Code that draws figures
*-*-*

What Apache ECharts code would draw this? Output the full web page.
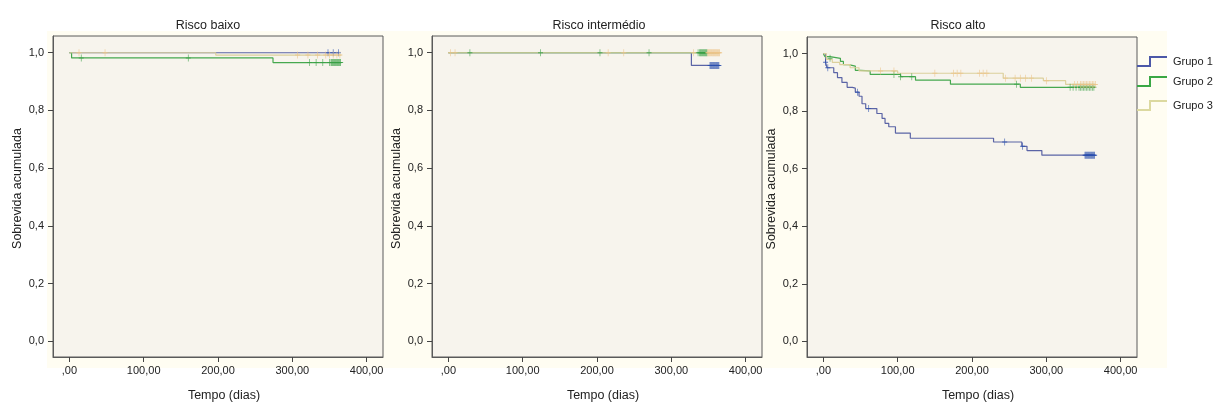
<!DOCTYPE html>
<html>
<head>
<meta charset="utf-8">
<script src="https://cdn.jsdelivr.net/npm/echarts@6/dist/echarts.min.js"></script>
<style>html,body{margin:0;padding:0;background:#fff;}#c{width:1214px;height:407px;}</style>
</head>
<body>
<div id="c"></div>
<script>
// ---- tick labels ----
const xTicks = [0, 100, 200, 300, 400];
const yTicks = [0, 0.2, 0.4, 0.6, 0.8, 1.0];
const panelTitles = ['Risco baixo', 'Risco intermédio', 'Risco alto'];
const groupNames = ['Grupo 1', 'Grupo 2', 'Grupo 3'];

// ---- Risco baixo ----
const baixoG1T = [0, 362];            const baixoG1S = [1, 1];
const baixoG2T = [0, 3, 274, 366];    const baixoG2S = [1, 0.982, 0.966, 0.966];
const baixoG3T = [0, 197, 366];       const baixoG3S = [1, 0.992, 0.992];
const baixoG1C = [348, 355, 362];
const baixoG2C = [16, 160, 323, 332, 341, 350, 352, 353, 354, 355, 356, 357, 358, 359, 360, 361, 362, 363, 364, 365];
const baixoG3C = [13, 48, 307, 321, 334, 345, 350, 355, 360, 364];

// ---- Risco intermédio ----
const interG1T = [0, 327, 365];       const interG1S = [1, 0.956, 0.956];
const interG2T = [0, 365];            const interG2S = [1, 1];
const interG3T = [0, 365];            const interG3S = [1, 1];
const interG1C = [352, 353, 354, 355, 356, 357, 358, 359, 360, 361, 362, 363, 364];
const interG2C = [29, 124, 204, 270, 336, 338, 339, 340, 341, 342, 343, 344, 345, 346, 347, 348];
const interG3C = [3, 9, 215, 236, 330, 349, 350, 351, 352, 353, 354, 355, 356, 357, 358, 359, 360, 361, 362, 363, 364, 365];

// ---- Risco alto ----
const altoG1T = [0, 3, 5, 14, 19, 25, 32, 39, 43, 48, 52, 57, 72, 79, 83, 88, 97, 117, 229, 267, 274, 294, 366];
const altoG1S = [1, 0.97, 0.951, 0.934, 0.917, 0.9, 0.883, 0.88, 0.866, 0.852, 0.826, 0.809, 0.792, 0.775, 0.758, 0.746, 0.724, 0.706, 0.693, 0.678, 0.663, 0.647, 0.647];
const altoG2T = [0, 2, 9, 23, 27, 34, 43, 50, 63, 104, 124, 171, 265, 366];
const altoG2S = [1, 0.99, 0.984, 0.973, 0.962, 0.957, 0.942, 0.94, 0.928, 0.92, 0.908, 0.894, 0.883, 0.883];
const altoG3T = [0, 4, 12, 22, 36, 48, 100, 242, 296, 326, 366];
const altoG3S = [1, 0.98, 0.97, 0.962, 0.951, 0.94, 0.932, 0.915, 0.906, 0.893, 0.893];
const altoG1C = [3, 6, 46, 61, 244, 268, 352, 353, 354, 355, 356, 357, 358, 359, 360, 361, 362, 363, 364, 365];
const altoG2C = [9, 95, 104, 119, 260, 332, 336, 340, 344, 346, 348, 350, 352, 354, 356, 358, 360, 362, 364];
const altoG3C = [77, 95, 150, 175, 180, 185, 210, 215, 220, 245, 258, 265, 272, 280, 300, 338, 342, 346, 348, 350, 352, 354, 356, 358, 360, 362, 364, 366];

const panels = [
  [[baixoG1T, baixoG1S, baixoG1C], [baixoG2T, baixoG2S, baixoG2C], [baixoG3T, baixoG3S, baixoG3C]],
  [[interG1T, interG1S, interG1C], [interG2T, interG2S, interG2C], [interG3T, interG3S, interG3C]],
  [[altoG1T, altoG1S, altoG1C], [altoG2T, altoG2S, altoG2C], [altoG3T, altoG3S, altoG3C]]
];

const lineColors = ['#5b64a6', '#46a84f', '#dcd09c'];
const markColors = ['#2a4fae', '#3aa046', '#ecc489'];
const legendColors = ['#4c58a8', '#3aa845', '#dcd9a0'];

function stepAt(ts, ss, t) {
  let v = ss[0];
  for (let i = 0; i < ts.length; i++) { if (ts[i] <= t) v = ss[i]; }
  return v;
}

const FONT = 'Liberation Sans, Arial, sans-serif';
const gridPos = [
  {left: 53, top: 36, width: 330, height: 326},
  {left: 432, top: 36, width: 330, height: 326},
  {left: 807, top: 37, width: 330, height: 326}
];
const titleX = [203, 594, 953];

const grids = [], xAxes = [], yAxes = [], series = [], titles = [];
gridPos.forEach((g, p) => {
  grids.push(Object.assign({show: true, backgroundColor: '#f7f4ed', borderColor: '#5a5a5a', borderWidth: 1}, g));
  titles.push({text: panelTitles[p], left: titleX[p], top: 14, textAlign: 'center',
    textStyle: {fontFamily: FONT, fontSize: 12.5, fontWeight: 'normal', color: '#222'}});
  xAxes.push({
    type: 'value', gridIndex: p, min: -22, max: 422, position: 'bottom',
    name: 'Tempo (dias)', nameLocation: 'middle', nameGap: 32,
    nameTextStyle: {fontFamily: FONT, fontSize: 12.5, color: '#222', padding: [0, 0, 0, 12]},
    axisLine: {show: true, onZero: false, lineStyle: {color: '#5a5a5a'}},
    axisTick: {show: true, customValues: xTicks, length: 5, lineStyle: {color: '#444'}},
    axisLabel: {show: true, customValues: xTicks, fontFamily: FONT, fontSize: 11, color: '#222', margin: 8,
      formatter: v => v === 0 ? ',00' : v.toFixed(2).replace('.', ',')},
    splitLine: {show: false}
  });
  yAxes.push({
    type: 'value', gridIndex: p, min: -0.0546, max: 1.058, position: 'left',
    name: 'Sobrevida acumulada', nameLocation: 'middle', nameGap: 29, nameRotate: 90,
    nameTextStyle: {fontFamily: FONT, fontSize: 12.5, color: '#222', padding: [0, 0, 0, 16]},
    axisLine: {show: true, onZero: false, lineStyle: {color: '#5a5a5a'}},
    axisTick: {show: true, customValues: yTicks, length: 5, lineStyle: {color: '#444'}},
    axisLabel: {show: true, customValues: yTicks, fontFamily: FONT, fontSize: 11, color: '#222', margin: 9,
      formatter: v => v.toFixed(1).replace('.', ',')},
    splitLine: {show: false}
  });
  panels[p].forEach((grp, k) => {
    const [ts, ss, cs] = grp;
    series.push({
      name: groupNames[k], type: 'line', step: 'end', xAxisIndex: p, yAxisIndex: p,
      data: ts.map((t, i) => [t, ss[i]]), symbol: 'none', z: 2 + k,
      lineStyle: {color: lineColors[k], width: 1.2}, itemStyle: {color: legendColors[k]}
    });
    series.push({
      name: groupNames[k] + ' censurado', type: 'scatter', xAxisIndex: p, yAxisIndex: p,
      data: cs.map(t => [t, stepAt(ts, ss, t)]), z: 5 + k,
      symbol: 'path://M-0.7,-5H0.7V-0.7H5V0.7H0.7V5H-0.7V0.7H-5V-0.7H-0.7Z', symbolSize: [5, 7],
      itemStyle: {color: markColors[k]}
    });
  });
});

const iconStep = 'path://M0,16H12V7H30V9H14V18H0Z';
const legendTops = [56, 76, 100];
const legends = groupNames.map((n, k) => ({
  data: [{name: n, icon: iconStep, itemStyle: {color: legendColors[k]}}],
  left: 1137, top: legendTops[k], orient: 'vertical', padding: 0,
  itemWidth: 30, itemHeight: 18, selectedMode: false,
  textStyle: {fontFamily: FONT, fontSize: 11, color: '#222', padding: [0, 0, 0, 1]}
}));

const chart = echarts.init(document.getElementById('c'), null, {renderer: 'canvas'});
chart.setOption({
  animation: false,
  backgroundColor: '#ffffff',
  graphic: [{type: 'rect', shape: {x: 47, y: 31, width: 1120, height: 337}, style: {fill: '#fffdf2'}, z: -10, silent: true}],
  title: titles,
  legend: legends,
  grid: grids,
  xAxis: xAxes,
  yAxis: yAxes,
  series: series
});
</script>
</body>
</html>
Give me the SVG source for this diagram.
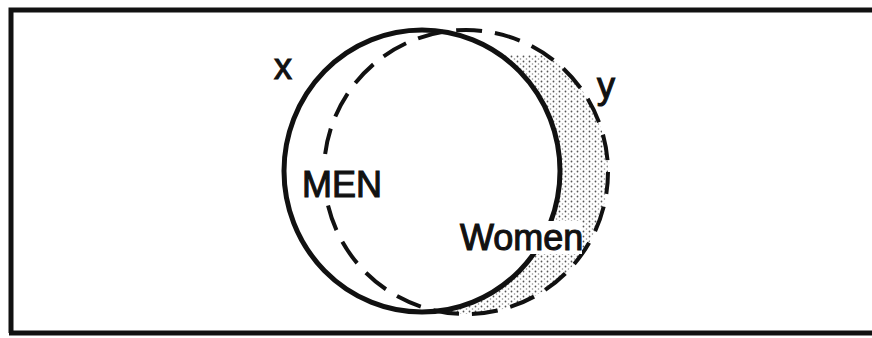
<svg xmlns="http://www.w3.org/2000/svg" width="872" height="338" viewBox="0 0 872 338">
<style>
.lbl{font-family:"Liberation Sans",Arial,sans-serif;font-size:36px;fill:#111;stroke:#111;stroke-width:1.1}
.knock{fill:#fff}
.edge{stroke:#111;stroke-width:5;fill:none}
</style>
<defs>
<pattern id="dots" width="6" height="5" patternUnits="userSpaceOnUse">
<circle cx="1.5" cy="1.5" r="0.9" fill="#555"/>
<circle cx="4.5" cy="4" r="0.8" fill="#888"/>
</pattern>
<mask id="crescent">
<rect x="0" y="0" width="872" height="338" fill="#000"/>
<circle cx="466" cy="172" r="142" fill="#fff"/>
<ellipse cx="422" cy="171" rx="138" ry="141" fill="#000"/>
<rect x="400" y="0" width="230" height="55" fill="#000"/>
</mask>
</defs>
<g id="frame">
<rect x="11" y="11" width="870" height="322" fill="#fff"/>
<path class="edge" d="M11 333 V10 H872 M9 333 H872"/>
</g>
<g id="women-shading">
<rect x="400" y="20" width="230" height="310" fill="url(#dots)" mask="url(#crescent)"/>
</g>
<g id="men">
<ellipse cx="422" cy="171" rx="138" ry="141" fill="none" stroke="#111" stroke-width="5"/>
</g>
<g id="women">
<circle cx="466" cy="172" r="142" fill="none" stroke="#111" stroke-width="4" stroke-dasharray="26 13" stroke-dashoffset="4"/>
</g>
<g id="labels">
<rect class="knock" x="300" y="166" width="84" height="34"/>
<text class="lbl" x="302" y="197">MEN</text>
<rect class="knock" x="458" y="221" width="124" height="33"/>
<text class="lbl" x="460" y="250">Women</text>
<text class="lbl" x="274" y="79">x</text>
<text class="lbl" x="597" y="98">y</text>
</g>
</svg>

*-*-*

#### [GIVEN INSTRUCTION]
Copy every line that contains the string "this".

#### [WORKED ANSWER]
What Apache ECharts code would draw this? Output the full web page.
Give me the SVG source for this diagram.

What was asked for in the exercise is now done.